DTL vs DTL

A company reported DTL of $500,000 and DTA of $350,000. If tax rates change and the company continues to grow, using the liability method of accounting for deferred taxes will most likely result in: A) increased equity if tax rates increase B) increased equity if tax rates decrease C) obviously wrong D) obviously wrong.

b – discussed before TExp = TPay + Delta DTL - Delta DTA Under current TExp = TPay + 150 Say tax rate fell from 50% to 40% TExpNew = TPay + 150/.5 * .4 = TPay + 120 TExp - TExpNew = 30 --> which will go into increased Equity through NI. CP

Thanks! Would the answer be different though if the company didn’t have a sustainable growth (as it has in this question where we treat DTL as Equity) and the DTL would eventually be paid?
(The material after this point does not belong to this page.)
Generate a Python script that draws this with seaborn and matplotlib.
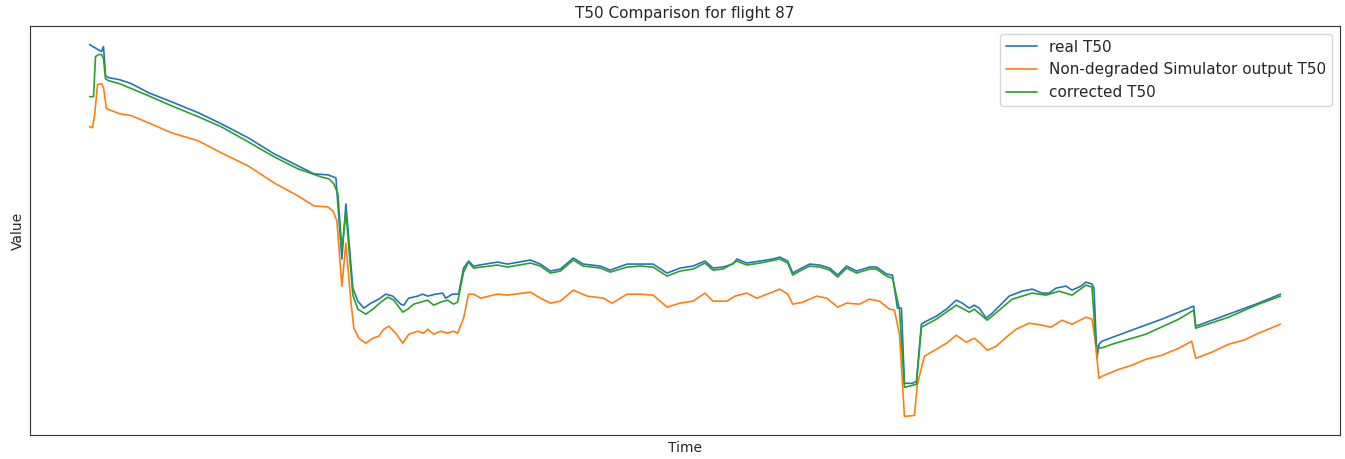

This has nothing to do with sustainable growth adn treating DTL’s as equity (an abomination!)… Let’s say these all DTA/DTLs reverse in 2 years. The net amount you owe is $150K. If this was based on a 30% tax rate and it drops to 20% you will only pay 2/3rds of the net liability, or $100K. This savings is netted against income tax expense on the income statement reducing it, and thus pumping up retained earnings.

oh, i see now. i was totally confused by this"company continues to grow, bla-bla-bla". Thanks a lot for your help guys!!!